A Road Re-traveled
The particular stretch of interstate 20 between Alabama and Georgia bookended my marriage. In our early years, we traveled the road when we moved from Texas to Georgia. We packed our entire lives into a 15 foot Ryder truck. I sat crammed in the front seat, the cat, drugged into slumber, in her crate under my feet and our pug sitting on my lap, barking at every overpass. We were young, overjoyed to be reunited after 7 months apart, and filled with excitement over our future. We made most of the journey in one 22 hour push (slow going thanks to the governor on the truck and the car towed behind). We finally stopped for a brief respite at the Alabama-Georgia border, stealing a few hours of sleep while we waited for the Atlanta traffic to clear.
The next time I traveled on I-20, my marriage was over and I was undertaking a journey to place one of its innocent victims, our youngest dog, with new owners. The tone of that drive was very different; I still had a dog on my lap, but this time it was one I was saying goodbye to. We made the transfer at the same rest station where my husband-to-be and I had stopped 11 years prior. The same welcome center that greeted my married life signaled the loss of the same.
Today, I traveled that highway for a third time. Today, the road held no particular meaning. Today, the rest stop simply was a place to stretch and get a drink. Today, the road carried me not into a new life, but simply to a new city for a weekend. A city that is as filled with contrasts as that road was for me.

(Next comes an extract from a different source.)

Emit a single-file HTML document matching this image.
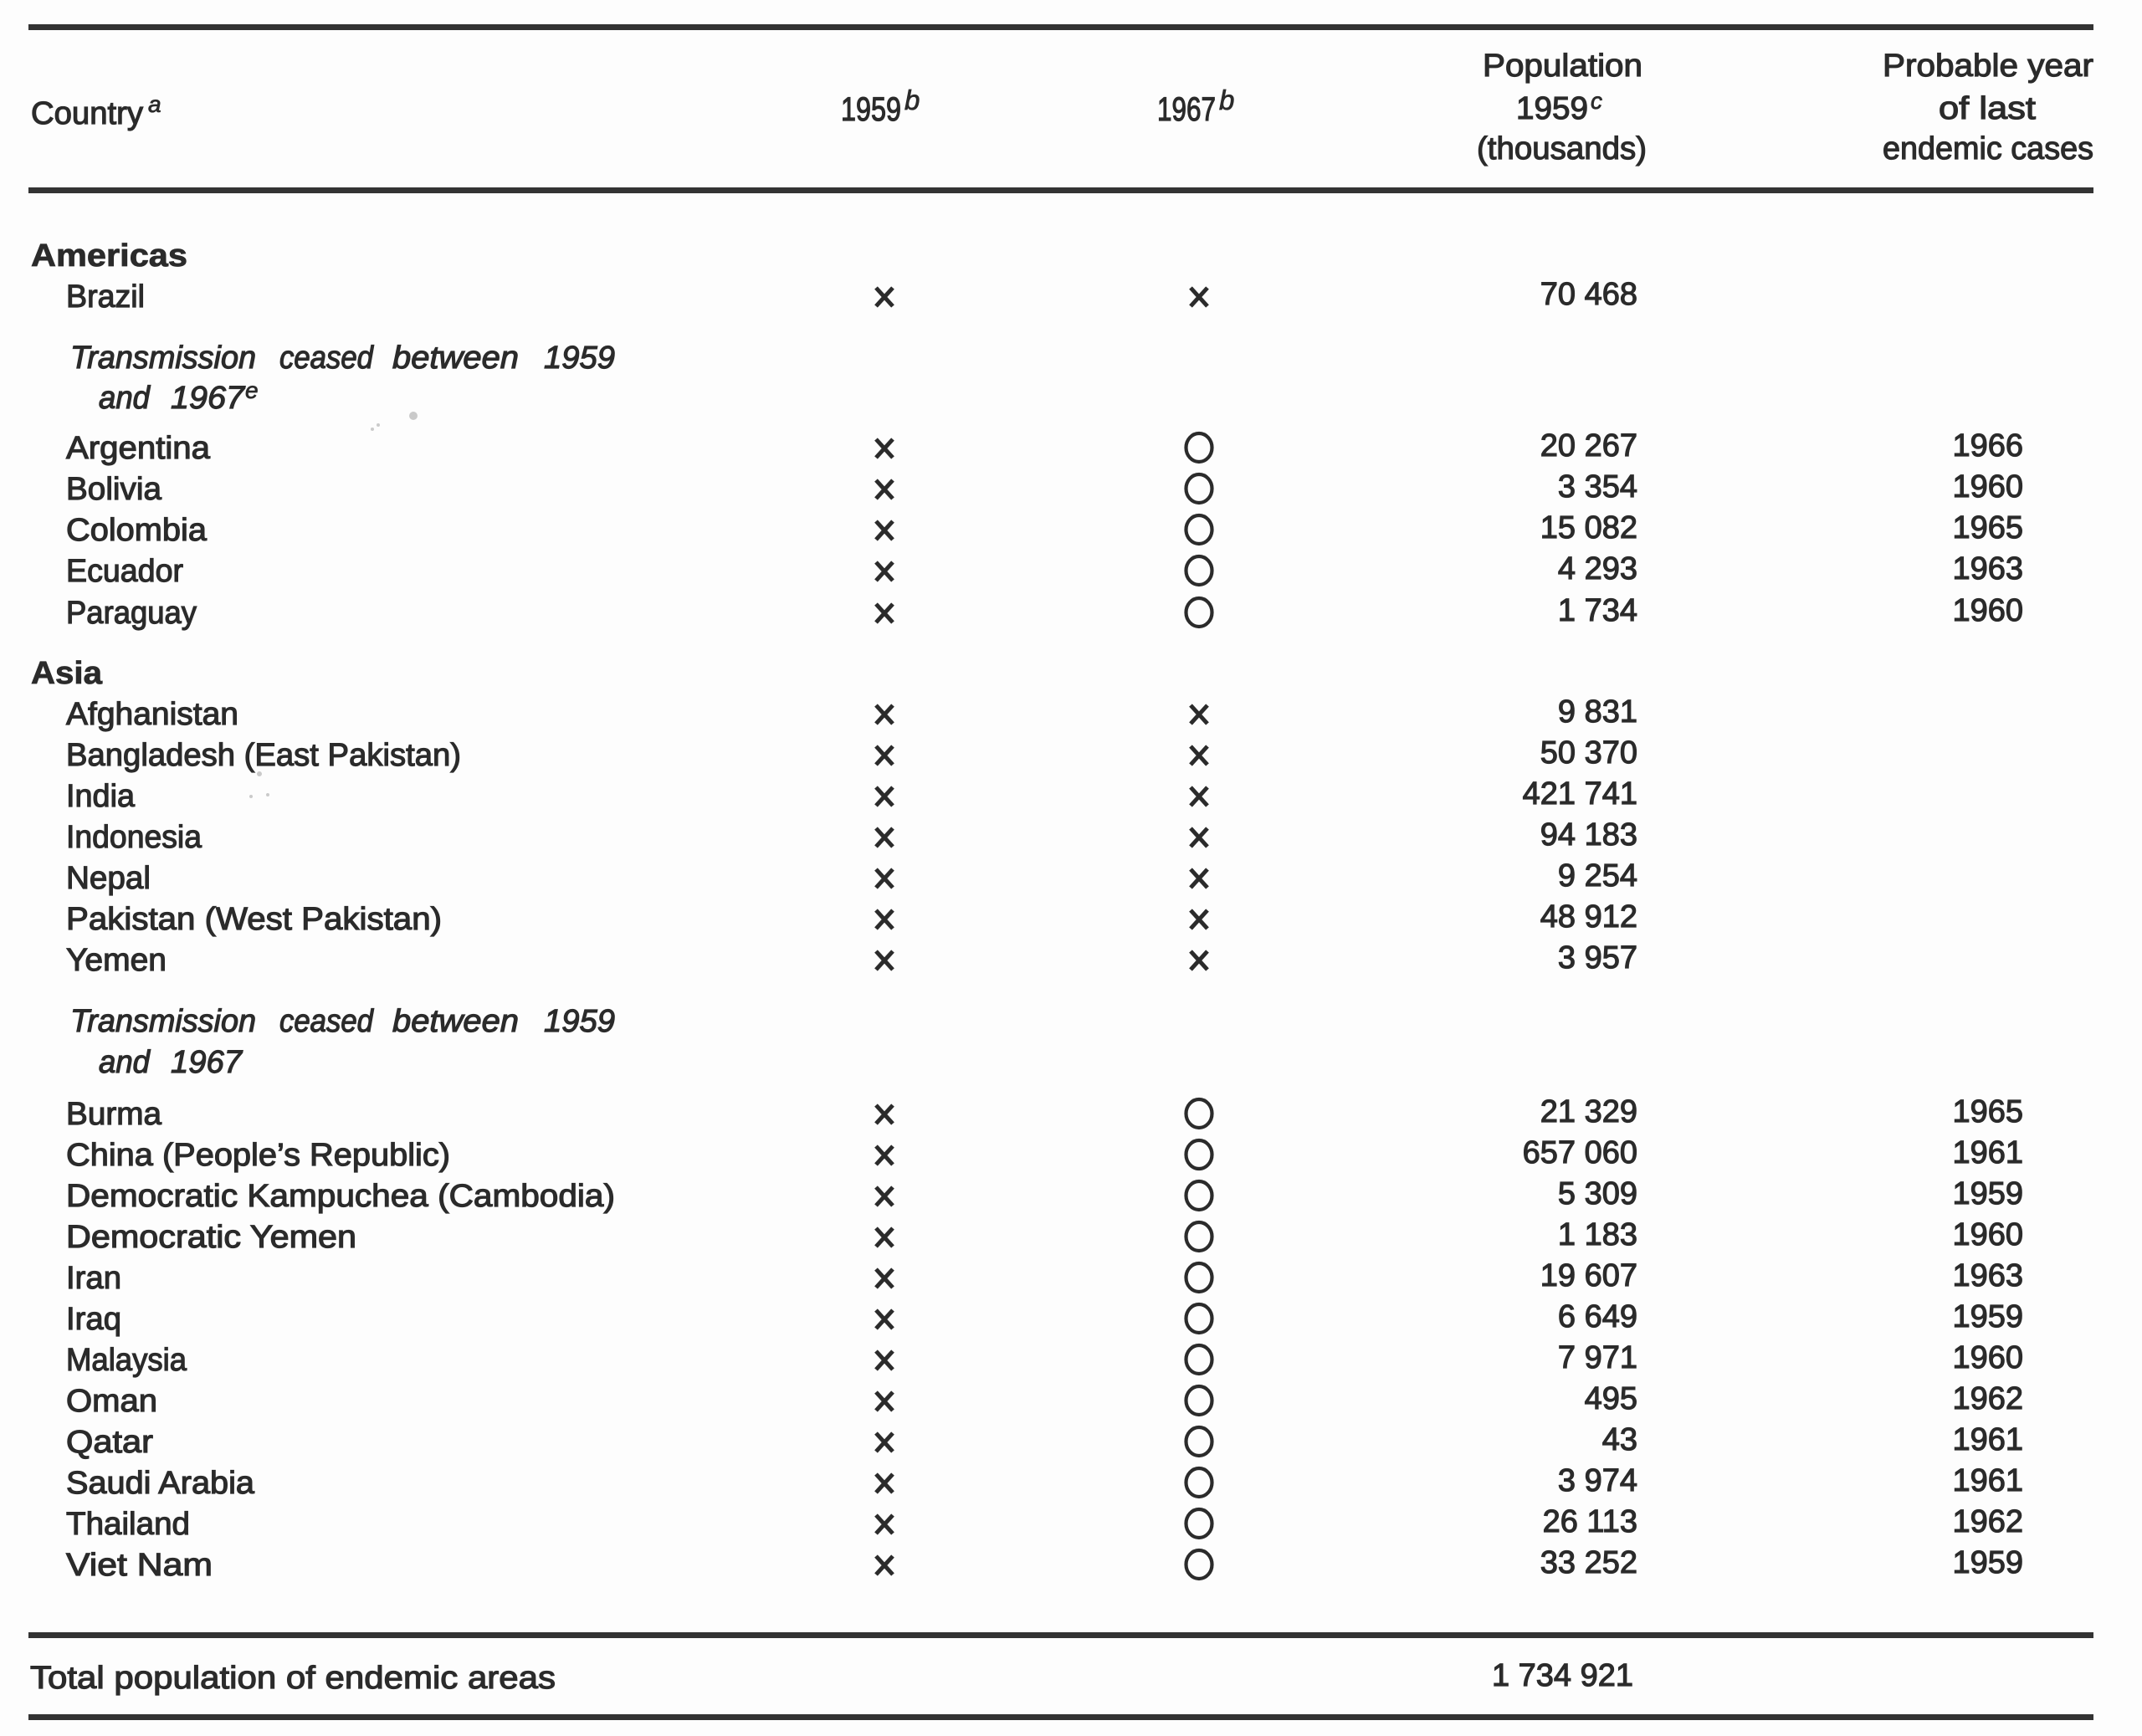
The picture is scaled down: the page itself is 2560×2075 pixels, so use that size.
<!DOCTYPE html>
<html>
<head>
<meta charset="utf-8">
<style>
html,body{margin:0;padding:0;background:#fdfdfd;}
svg{display:block;}
text{font-family:"Liberation Sans",sans-serif;fill:#2b2b2b;stroke:#2b2b2b;stroke-width:1.2;}
.it{font-style:italic;}
.b{font-weight:bold;stroke-width:0.8;}
.sup{stroke-width:0.8;}
</style>
</head>
<body>
<svg width="2560" height="2075" viewBox="0 0 2560 2075" xmlns="http://www.w3.org/2000/svg">
<rect x="0" y="0" width="2560" height="2075" fill="#fdfdfd"/>
<!-- rules -->
<rect x="34" y="29" width="2468" height="7" fill="#333"/>
<rect x="34" y="224" width="2468" height="7" fill="#333"/>
<rect x="34" y="1951" width="2468" height="7" fill="#333"/>
<rect x="34" y="2049" width="2468" height="7" fill="#333"/>

<g font-size="38">
<!-- header -->
<text x="37" y="148" textLength="134" lengthAdjust="spacingAndGlyphs">Country</text>
<text class="it sup" x="177" y="134" font-size="28">a</text>
<text x="1005" y="144" font-size="40" textLength="72" lengthAdjust="spacingAndGlyphs">1959</text>
<text class="it sup" x="1081" y="131" font-size="33">b</text>
<text x="1383" y="144" font-size="40" textLength="70" lengthAdjust="spacingAndGlyphs">1967</text>
<text class="it sup" x="1457" y="131" font-size="33">b</text>
<text x="1772" y="91" textLength="191" lengthAdjust="spacingAndGlyphs">Population</text>
<text x="1812" y="142" textLength="86" lengthAdjust="spacingAndGlyphs">1959</text>
<text class="it sup" x="1901" y="130" font-size="28">c</text>
<text x="1765" y="190" textLength="203" lengthAdjust="spacingAndGlyphs">(thousands)</text>
<text x="2250" y="91" textLength="252" lengthAdjust="spacingAndGlyphs">Probable year</text>
<text x="2317" y="142" textLength="116" lengthAdjust="spacingAndGlyphs">of last</text>
<text x="2250" y="190" textLength="252" lengthAdjust="spacingAndGlyphs">endemic cases</text>

<!-- Americas -->
<text class="b" x="37" y="318" textLength="187" lengthAdjust="spacingAndGlyphs">Americas</text>
<text x="79" y="367" textLength="94" lengthAdjust="spacingAndGlyphs">Brazil</text>

<text class="it" x="84" y="440" textLength="222" lengthAdjust="spacingAndGlyphs">Transmission</text>
<text class="it" x="334" y="440" textLength="112" lengthAdjust="spacingAndGlyphs">ceased</text>
<text class="it" x="469" y="440" textLength="151" lengthAdjust="spacingAndGlyphs">between</text>
<text class="it" x="650" y="440" textLength="85" lengthAdjust="spacingAndGlyphs">1959</text>
<text class="it" x="118" y="488" textLength="61" lengthAdjust="spacingAndGlyphs">and</text>
<text class="it" x="204" y="488" textLength="88" lengthAdjust="spacingAndGlyphs">1967</text>
<text class="it sup" x="293" y="476" font-size="28">e</text>

<text x="79" y="548" textLength="172" lengthAdjust="spacingAndGlyphs">Argentina</text>
<text x="79" y="597" textLength="114" lengthAdjust="spacingAndGlyphs">Bolivia</text>
<text x="79" y="646" textLength="168" lengthAdjust="spacingAndGlyphs">Colombia</text>
<text x="79" y="695" textLength="140" lengthAdjust="spacingAndGlyphs">Ecuador</text>
<text x="79" y="745" textLength="156" lengthAdjust="spacingAndGlyphs">Paraguay</text>

<!-- Asia -->
<text class="b" x="37" y="817" textLength="85" lengthAdjust="spacingAndGlyphs">Asia</text>
<text x="79" y="866" textLength="206" lengthAdjust="spacingAndGlyphs">Afghanistan</text>
<text x="79" y="915" textLength="472" lengthAdjust="spacingAndGlyphs">Bangladesh (East Pakistan)</text>
<text x="79" y="964" textLength="82" lengthAdjust="spacingAndGlyphs">India</text>
<text x="79" y="1013" textLength="162" lengthAdjust="spacingAndGlyphs">Indonesia</text>
<text x="79" y="1062" textLength="101" lengthAdjust="spacingAndGlyphs">Nepal</text>
<text x="79" y="1111" textLength="449" lengthAdjust="spacingAndGlyphs">Pakistan (West Pakistan)</text>
<text x="79" y="1160" textLength="120" lengthAdjust="spacingAndGlyphs">Yemen</text>

<text class="it" x="84" y="1233" textLength="222" lengthAdjust="spacingAndGlyphs">Transmission</text>
<text class="it" x="334" y="1233" textLength="112" lengthAdjust="spacingAndGlyphs">ceased</text>
<text class="it" x="469" y="1233" textLength="151" lengthAdjust="spacingAndGlyphs">between</text>
<text class="it" x="650" y="1233" textLength="85" lengthAdjust="spacingAndGlyphs">1959</text>
<text class="it" x="118" y="1282" textLength="61" lengthAdjust="spacingAndGlyphs">and</text>
<text class="it" x="204" y="1282" textLength="85" lengthAdjust="spacingAndGlyphs">1967</text>

<text x="79" y="1344" textLength="114" lengthAdjust="spacingAndGlyphs">Burma</text>
<text x="79" y="1393" textLength="459" lengthAdjust="spacingAndGlyphs">China (People’s Republic)</text>
<text x="79" y="1442" textLength="656" lengthAdjust="spacingAndGlyphs">Democratic Kampuchea (Cambodia)</text>
<text x="79" y="1491" textLength="347" lengthAdjust="spacingAndGlyphs">Democratic Yemen</text>
<text x="79" y="1540" textLength="66" lengthAdjust="spacingAndGlyphs">Iran</text>
<text x="79" y="1589" textLength="66" lengthAdjust="spacingAndGlyphs">Iraq</text>
<text x="79" y="1638" textLength="144" lengthAdjust="spacingAndGlyphs">Malaysia</text>
<text x="79" y="1687" textLength="109" lengthAdjust="spacingAndGlyphs">Oman</text>
<text x="79" y="1736" textLength="104" lengthAdjust="spacingAndGlyphs">Qatar</text>
<text x="79" y="1785" textLength="225" lengthAdjust="spacingAndGlyphs">Saudi Arabia</text>
<text x="79" y="1834" textLength="148" lengthAdjust="spacingAndGlyphs">Thailand</text>
<text x="79" y="1883" textLength="175" lengthAdjust="spacingAndGlyphs">Viet Nam</text>

<text x="36" y="2018" textLength="628" lengthAdjust="spacingAndGlyphs">Total population of endemic areas</text>

<!-- population numbers -->
<g text-anchor="end">
<text x="1957" y="364">70 468</text>
<text x="1957" y="545">20 267</text>
<text x="1957" y="594">3 354</text>
<text x="1957" y="643">15 082</text>
<text x="1957" y="692">4 293</text>
<text x="1957" y="742">1 734</text>
<text x="1957" y="863">9 831</text>
<text x="1957" y="912">50 370</text>
<text x="1957" y="961">421 741</text>
<text x="1957" y="1010">94 183</text>
<text x="1957" y="1059">9 254</text>
<text x="1957" y="1108">48 912</text>
<text x="1957" y="1157">3 957</text>
<text x="1957" y="1341">21 329</text>
<text x="1957" y="1390">657 060</text>
<text x="1957" y="1439">5 309</text>
<text x="1957" y="1488">1 183</text>
<text x="1957" y="1537">19 607</text>
<text x="1957" y="1586">6 649</text>
<text x="1957" y="1635">7 971</text>
<text x="1957" y="1684">495</text>
<text x="1957" y="1733">43</text>
<text x="1957" y="1782">3 974</text>
<text x="1957" y="1831">26 113</text>
<text x="1957" y="1880">33 252</text>
<text x="1952" y="2015">1 734 921</text>

<!-- years -->
<text x="2418" y="545">1966</text>
<text x="2418" y="594">1960</text>
<text x="2418" y="643">1965</text>
<text x="2418" y="692">1963</text>
<text x="2418" y="742">1960</text>
<text x="2418" y="1341">1965</text>
<text x="2418" y="1390">1961</text>
<text x="2418" y="1439">1959</text>
<text x="2418" y="1488">1960</text>
<text x="2418" y="1537">1963</text>
<text x="2418" y="1586">1959</text>
<text x="2418" y="1635">1960</text>
<text x="2418" y="1684">1962</text>
<text x="2418" y="1733">1961</text>
<text x="2418" y="1782">1961</text>
<text x="2418" y="1831">1962</text>
<text x="2418" y="1880">1959</text>
</g>
</g>

<defs>
<path id="xm" d="M-10,-11 L10,11 M10,-11 L-10,11" stroke="#2b2b2b" stroke-width="5" fill="none" stroke-linecap="butt"/>
<ellipse id="om" cx="0" cy="0" rx="15.5" ry="17" stroke="#2b2b2b" stroke-width="4.2" fill="none"/>
</defs>

<!-- 1959 column x marks -->
<g>
<use href="#xm" x="1057" y="355"/>
<use href="#xm" x="1057" y="536"/>
<use href="#xm" x="1057" y="585"/>
<use href="#xm" x="1057" y="634"/>
<use href="#xm" x="1057" y="683"/>
<use href="#xm" x="1057" y="733"/>
<use href="#xm" x="1057" y="854"/>
<use href="#xm" x="1057" y="903"/>
<use href="#xm" x="1057" y="952"/>
<use href="#xm" x="1057" y="1001"/>
<use href="#xm" x="1057" y="1050"/>
<use href="#xm" x="1057" y="1099"/>
<use href="#xm" x="1057" y="1148"/>
<use href="#xm" x="1057" y="1332"/>
<use href="#xm" x="1057" y="1381"/>
<use href="#xm" x="1057" y="1430"/>
<use href="#xm" x="1057" y="1479"/>
<use href="#xm" x="1057" y="1528"/>
<use href="#xm" x="1057" y="1577"/>
<use href="#xm" x="1057" y="1626"/>
<use href="#xm" x="1057" y="1675"/>
<use href="#xm" x="1057" y="1724"/>
<use href="#xm" x="1057" y="1773"/>
<use href="#xm" x="1057" y="1822"/>
<use href="#xm" x="1057" y="1871"/>
</g>

<!-- 1967 column -->
<g>
<use href="#xm" x="1433" y="355"/>
<use href="#om" x="1433" y="535"/>
<use href="#om" x="1433" y="584"/>
<use href="#om" x="1433" y="633"/>
<use href="#om" x="1433" y="682"/>
<use href="#om" x="1433" y="732"/>
<use href="#xm" x="1433" y="854"/>
<use href="#xm" x="1433" y="903"/>
<use href="#xm" x="1433" y="952"/>
<use href="#xm" x="1433" y="1001"/>
<use href="#xm" x="1433" y="1050"/>
<use href="#xm" x="1433" y="1099"/>
<use href="#xm" x="1433" y="1148"/>
<use href="#om" x="1433" y="1331"/>
<use href="#om" x="1433" y="1380"/>
<use href="#om" x="1433" y="1429"/>
<use href="#om" x="1433" y="1478"/>
<use href="#om" x="1433" y="1527"/>
<use href="#om" x="1433" y="1576"/>
<use href="#om" x="1433" y="1625"/>
<use href="#om" x="1433" y="1674"/>
<use href="#om" x="1433" y="1723"/>
<use href="#om" x="1433" y="1772"/>
<use href="#om" x="1433" y="1821"/>
<use href="#om" x="1433" y="1870"/>
</g>

<!-- faint smudges -->
<g fill="#999" opacity="0.5">
<circle cx="494" cy="497" r="5"/>
<circle cx="452" cy="508" r="2"/>
<circle cx="445" cy="513" r="2"/>
<circle cx="310" cy="925" r="3"/>
<circle cx="300" cy="952" r="2"/>
<circle cx="320" cy="950" r="2"/>
</g>
</svg>
</body>
</html>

My first stop upon entering Birmingham was the botanical gardens. I was immediately smitten with the naturalistic eye of the designers. Unlike the Atlanta gardens, this park is not filled with carefully cultivated and perfectly placed plants. The herbaceous growth was allowed to get a little wild, to grow unrestrained in places. It was a delight to see the freely spreading phlox and trilliums ignoring the boundaries, coloring outside the lines.
I grinned in delight as I entered the fern grotto. Ferns have always been one of my favorite plants, they seem to lower the air temperature 10 degrees simply with their presence and they always fill me with a sense of calm and peace. On the bridge, overlooking the ferns, I met an elderly gentleman who visited the park every day. He had lived in Birmingham his entire life and told me stories of the area and of the garden while he led me on my own impromptu tour of the park.
We came upon a large stone table. He mentioned that this was his gratitude table and that every time he passed it, he paused to give thanks. I was surprised to hear this from him, as he seemed to be a stoic southern man of a certain generation, who does not speak of this such as emotion. He then proceeded to shock me further by describing an encounter he had one day at that table. While he was giving thanks, a young nun in a full habit came up. They entered into conversation and he mentioned his view of the table. She laughed, and said that she had always viewed the table as a sacrificial altar where she would pause to surrender. One table, two views.
Civil Rights & Hillbillies
In the city center and the art museum, there were signs everywhere of the city’s complicated past with human rights and desegregation. Based upon this, I expected to find a city still stuck in the Old South. Although I have seen elements of that, I have also been surprised at the liberal side of the city bleeding through the fabric of tradition. I stumbled upon a lovely St. Patrick’s Day parade in the Five Points neighborhood. It had a small town charm, with the requisite cars full of the city’s young beauties and not-so-young makers and shakers and waving at the crowd. I roared with laughter when an Old Alabama truck came by, complete with a character straight out of the Beverly Hillbillies.
My laughter was soon swallowed in shock as I realized that an exuberant drag queen was prancing behind the pickup truck, followed by Birmingham’s very own gay pride group. The crowd’s cheers grew even loader. My jaw dropped even lower. This is certainly not the old South. The civil rights movement here continues on…
Celtic Southern Vegans
I plan to end my lovely day with some further contrasts. I am going to hear Celtic music at a vegan/vegetarian venue in this Southern town. I can’t wait to see what I find next…
Days like this remind me that life cannot be neatly categorized. People and places are neither black nor white, but exist in the spaces between. It is another reminder to let go of expectations and see the world with wide-eyed wonder.